1. The prosecution may not use statements, whether exculpatory or inculpatory, stemming from questioning initiated by law enforcement officers after a person has been taken into custody or otherwise deprived of his freedom of action in any significant way, unless it demonstrates the use of procedural safeguards effective to secure the Fifth Amendment's privilege against self-incrimination. Pp. 444-491.

(a) The atmosphere and environment of incommunicado interrogation as it exists today is inherently intimidating and works to undermine the privilege against self-incrimination. Unless adequate preventive measures are taken to dispel the compulsion inherent in custodial surroundings, no statement obtained from the defendant can truly be the product of his free choice. Pp. 445-458.

(b) The privilege against self-incrimination, which has had a long and expansive historical development, is the essential mainstay of our adversary system and guarantees to the individual the "right to remain silent unless he chooses to speak in the unfettered exercise of his own will," during a period of custodial interrogation [384 U.S. 436, 437]   as well as in the courts or during the course of other official investigations. Pp. 458-465.

(c) The decision in Escobedo v. Illinois, 378 U.S. 478 , stressed the need for protective devices to make the process of police interrogation conform to the dictates of the privilege. Pp. 465-466.

(d) In the absence of other effective measures the following procedures to safeguard the Fifth Amendment privilege must be observed: The person in custody must, prior to interrogation, be clearly informed that he has the right to remain silent, and that anything he says will be used against him in court; he must be clearly informed that he has the right to consult with a lawyer and to have the lawyer with him during interrogation, and that, if he is indigent, a lawyer will be appointed to represent him.

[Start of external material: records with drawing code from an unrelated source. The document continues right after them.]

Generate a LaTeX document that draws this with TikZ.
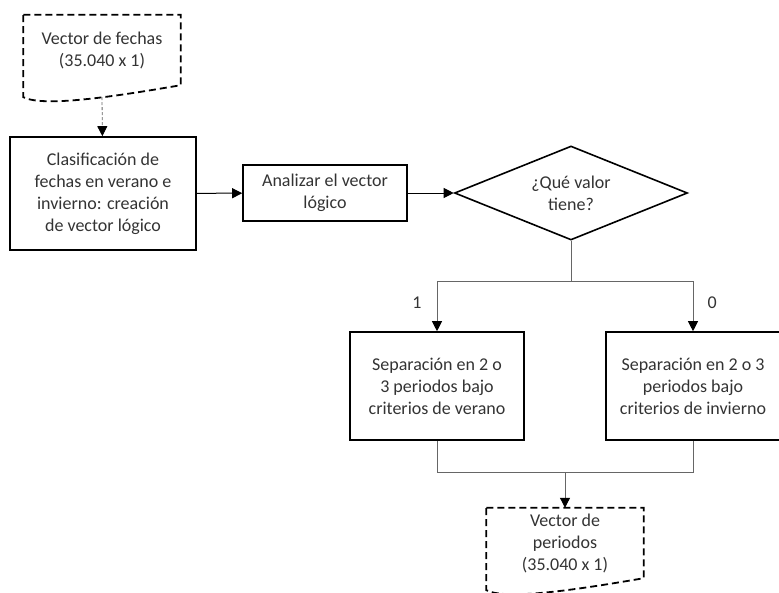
\documentclass[tikz,border=0pt]{standalone}
\usepackage{fontspec}
\setmainfont{Carlito}
\usetikzlibrary{shapes.geometric,arrows.meta}

\begin{document}
\begin{tikzpicture}[x=1pt,y=-1pt,
  every node/.style={font=\fontsize{18}{22}\selectfont,text=black!80,align=center,inner sep=0pt},
  box/.style={draw,line width=1.6pt,minimum width=#1},
  doc/.style={minimum width=157pt,minimum height=70pt},
  docline/.style={line width=1.8pt,dash pattern=on 7pt off 4pt},
  line/.style={black!60,line width=1pt},
  arr/.style={line,-{Triangle[length=10pt,width=10pt,color=black]}}]
\useasboundingbox (0,0) rectangle (779,592);

\node[doc] (Vf) at (102,50) {Vector de fechas\\(35.040 x 1)};
\node[box=186pt,minimum height=113pt] (Cl) at (103,193.5) {Clasificación de\\fechas en verano e\\invierno: creación\\de vector lógico};
\node[box=164pt,minimum height=56pt] (An) at (325,193) {Analizar el vector\\lógico};
\node[draw,line width=1.6pt,diamond,shape aspect=2.5,minimum width=233pt,minimum height=94pt] (Q) at (571,193) {¿Qué valor\\tiene?};
\node[box=174pt,minimum height=108pt] (Sv) at (437,386) {Separación en 2 o\\3 periodos bajo\\criterios de verano};
\node[box=174pt,minimum height=108pt] (Si) at (693,386) {Separación en 2 o 3\\periodos bajo\\criterios de invierno};
\node[doc] (Vp) at (565,543) {Vector de\\periodos\\(35.040 x 1)};

\draw[docline] (Vf.north west) -- (Vf.north east) -- (Vf.south east) .. controls +(-70,12) and +(20,10) .. ([yshift=-12pt]Vf.south west) -- cycle;
\draw[docline] (Vp.north west) -- (Vp.north east) -- (Vp.south east) .. controls +(-70,12) and +(20,10) .. ([yshift=-12pt]Vp.south west) -- cycle;

\coordinate (Vfb) at ([yshift=-12pt]Vf.south);
\coordinate (J) at (571,281);
\coordinate (M) at (565,472);

\draw[arr,line width=0.8pt,dash pattern=on 3pt off 2pt] (Vfb) -- (Cl);
\draw[arr,black] (Cl) -- (An);
\draw[arr,black] (An) -- (Q);
\draw[line] (Q) -- (J);
\draw[arr] (J) -| node[pos=.72,left=15pt]{1} (Sv);
\draw[arr] (J) -| node[pos=.72,right=14pt]{0} (Si);
\draw[line] (Sv) |- (M);
\draw[line] (Si) |- (M);
\draw[arr] (M) -- (Vp);

\end{tikzpicture}
\end{document}
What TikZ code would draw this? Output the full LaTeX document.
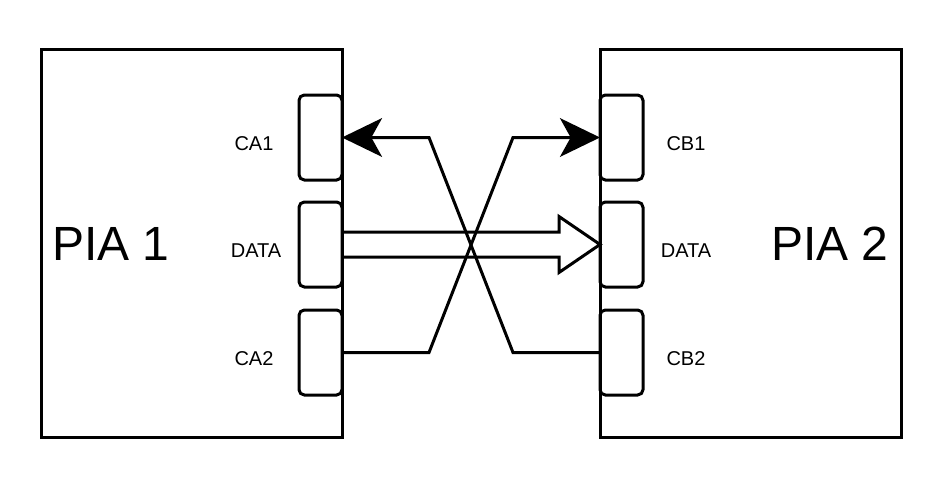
\documentclass[tikz,border=0pt]{standalone}
\usepackage{fontspec}
\setmainfont{Liberation Sans}
\usetikzlibrary{arrows.meta,calc}

\begin{document}
\begin{tikzpicture}[x=0.75pt,y=-0.75pt,line width=2.25pt,
  chip/.style={draw,minimum width=225.75pt,minimum height=290.25pt,inner sep=0pt,outer sep=0pt},
  port/.style={draw,rounded corners=4pt,minimum width=32.25pt,minimum height=63.75pt,inner sep=0pt,outer sep=0pt},
  portlabel/.style={font=\fontsize{15}{18}\selectfont},
  chiplabel/.style={font=\fontsize{36}{43}\selectfont},
  sig/.style={-{Stealth[length=30pt,width=29pt,inset=8pt]},line join=miter}]
\useasboundingbox (0,0) rectangle (938,492);

% 1
\node[chip] (PIA1) at (191.5,243.5) {};
\node[port] (CA1) at (320.5,137.5) {};
\node[port] (DATA1) at (320.5,244.5) {};
\node[port] (CA2) at (320.5,352.5) {};
\node[chiplabel] (PIA1label) at (111,243.5) {PIA 1};
\node[portlabel] at (254,143.5) {CA1};
\node[portlabel] at (256,251) {DATA};
\node[portlabel] at (254,358.5) {CA2};

% 2
\node[chip] (PIA2) at (750.5,243.5) {};
\node[port] (CB1) at (621.5,137.5) {};
\node[port] (DATA2) at (621.5,244.5) {};
\node[port] (CB2) at (621.5,352.5) {};
\node[chiplabel] (PIA2label) at (830,243.5) {PIA 2};
\node[portlabel] at (686,143.5) {CB1};
\node[portlabel] at (686,251) {DATA};
\node[portlabel] at (686,358.5) {CB2};

% crossed handshake lines
\draw[sig] (CB2.west) -- ++(-87,0) -- ($(CA1.east)+(87,0)$) -- (CA1.east);
\draw[sig] (CA2.east) -- ++(87,0) -- ($(CB1.west)+(-87,0)$) -- (CB1.west);

% data bus
\draw[line join=miter] ($(DATA1.east)+(0,-12.5)$) -- ($(DATA2.west)+(-41,-12.5)$)
  -- ($(DATA2.west)+(-41,-28)$) -- (DATA2.west) -- ($(DATA2.west)+(-41,28)$)
  -- ($(DATA2.west)+(-41,12.5)$) -- ($(DATA1.east)+(0,12.5)$);

\end{tikzpicture}
\end{document}
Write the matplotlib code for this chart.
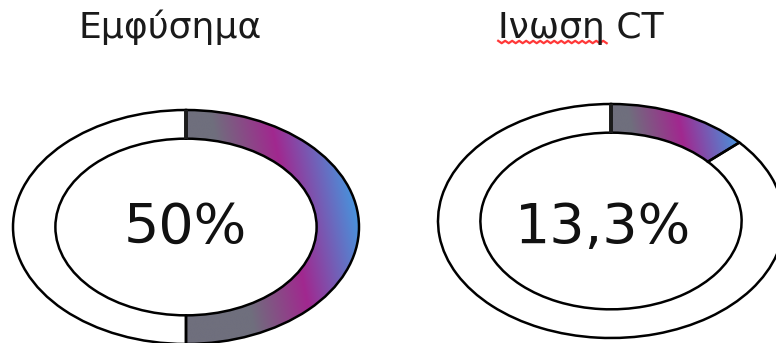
import numpy as np
import matplotlib
matplotlib.use("Agg")
import matplotlib.pyplot as plt
from matplotlib.patches import Wedge
from matplotlib.lines import Line2D
from matplotlib.colors import LinearSegmentedColormap

# Chart content
titles = ["Εμφύσημα", "Ινωση CT"]
values = [50.0, 13.3]            # percent of the ring that is filled
value_labels = ["50%", "13,3%"]

W, H = 776, 343
fig = plt.figure(figsize=(W / 100, H / 100), dpi=100)
fig.patch.set_facecolor("white")

plt.rcParams["font.family"] = ["DejaVu Sans"]

# ring geometry (pixels, measured from the top-left corner)
centers = [(186, 227), (611, 221)]
RX, RY = 173, 117
INNER = 0.755
EDGE_LW = 1.8

seg_cmap = LinearSegmentedColormap.from_list(
    "seg", [(0.0, "#6f6f7d"), (0.27, "#6f6f7d"), (0.61, "#a1288f"), (1.0, "#4893dc")]
)
SLANT = 0.136

title_pos = [(170, 38), (581, 38)]
label_pos = [(185, 243), (603, 243)]

for (cx, cy), val, lab, title, (tx, ty), (lx, ly) in zip(
    centers, values, value_labels, titles, title_pos, label_pos
):
    ax = fig.add_axes([(cx - RX) / W, (H - cy - RY) / H, 2 * RX / W, 2 * RY / H])
    ax.set_xlim(-1, 1)
    ax.set_ylim(-1, 1)
    ax.axis("off")

    theta_end = 90 - 360 * val / 100
    seg = Wedge((0, 0), 1, theta_end, 90, width=1 - INNER, facecolor="none",
                edgecolor="black", lw=EDGE_LW, zorder=3, clip_on=False)
    rest = Wedge((0, 0), 1, 90, theta_end + 360, width=1 - INNER, facecolor="white",
                 edgecolor="black", lw=EDGE_LW, zorder=3, clip_on=False)
    ax.add_patch(rest)
    ax.add_patch(seg)

    # slanted linear gradient across the filled segment
    xs = np.linspace(-1, 1, 700)
    ys = np.linspace(-1, 1, 500)
    X, Y = np.meshgrid(xs, ys)
    ang = np.radians(np.linspace(theta_end, 90, 400))
    tmax = np.max(np.cos(ang) + SLANT * np.sin(ang))
    T = np.clip((X + SLANT * Y) / tmax, 0, 1)
    im = ax.imshow(T, cmap=seg_cmap, vmin=0, vmax=1, origin="lower",
                   extent=[-1, 1, -1, 1], aspect="auto", zorder=2,
                   interpolation="bilinear")
    im.set_clip_path(seg)

    # divider at twelve o'clock
    ax.add_line(Line2D([0, 0], [INNER, 1], color="#1c1c1c", lw=2.8,
                       solid_capstyle="butt", zorder=4, clip_on=False))

    fig.text(lx / W, 1 - ly / H, lab, ha="center", va="baseline",
             fontsize=40, color="#111111")
    fig.text(tx / W, 1 - ty / H, title, ha="center", va="baseline",
             fontsize=26, color="#1a1a1a")

# spell-check squiggle under the first word of the second title
renderer = fig.canvas.get_renderer()
ttl = fig.texts[-1]
bb = ttl.get_window_extent(renderer)
w_word, _, _ = renderer.get_text_width_height_descent(
    "Ινωση", ttl.get_fontproperties(), ismath=False)
x0, x1 = bb.x0, bb.x0 + w_word
y0 = H - 42
step = 3.5
n = int((x1 - x0) / step) + 1
zx = x0 + np.arange(n + 1) * step
zy = y0 + np.where(np.arange(n + 1) % 2 == 0, 1.2, -1.2)
fig.add_artist(Line2D(zx / W, zy / H, color="#ff3838", lw=1.6,
                      transform=fig.transFigure))

fig.savefig("out.png", dpi=100)
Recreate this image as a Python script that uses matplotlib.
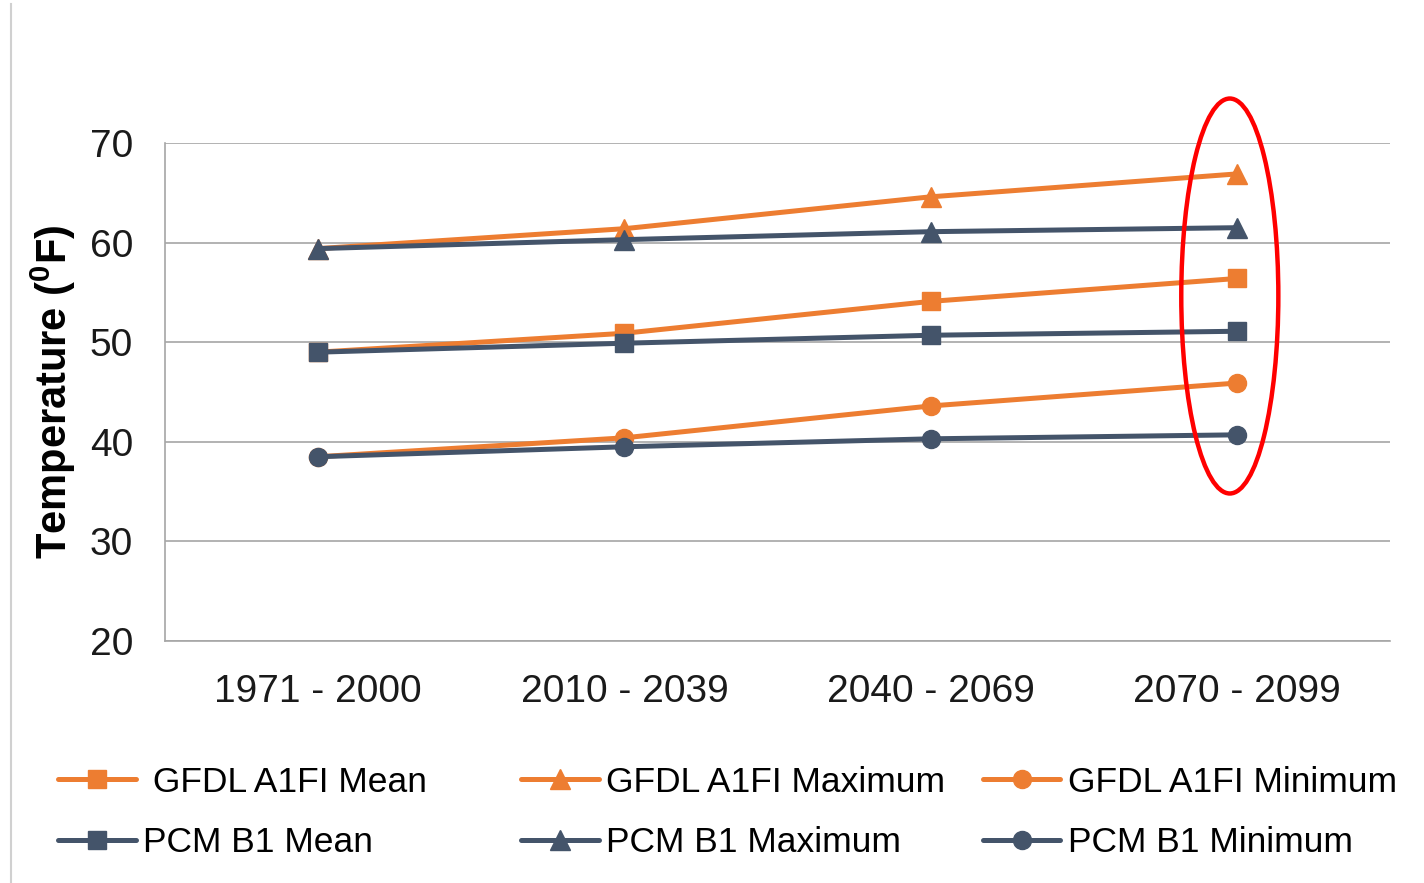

Pp. 467-473.

(e) If the individual indicates, prior to or during questioning, that he wishes to remain silent, the interrogation must cease; if he states that he wants an attorney, the questioning must cease until an attorney is present. Pp. 473-474.

(f) Where an interrogation is conducted without the presence of an attorney and a statement is taken, a heavy burden rests on the Government to demonstrate that the defendant knowingly and intelligently waived his right to counsel. P. 475.

(g) Where the individual answers some questions during in custody interrogation he has not waived his privilege and may invoke his right to remain silent thereafter. Pp. 475-476.

(h) The warnings required and the waiver needed are, in the absence of a fully effective equivalent, prerequisites to the admissibility of any statement, inculpatory or exculpatory, made by a defendant. Pp. 476-477.

2. The limitations on the interrogation process required for the protection of the individual's constitutional rights should not cause an undue interference with a proper system of law enforcement, as demonstrated by the procedures of the FBI and the safeguards afforded in other jurisdictions. Pp. 479-491.

3. In each of these cases the statements were obtained under circumstances that did not meet constitutional standards for protection of the privilege against self-incrimination. Pp. 491-499.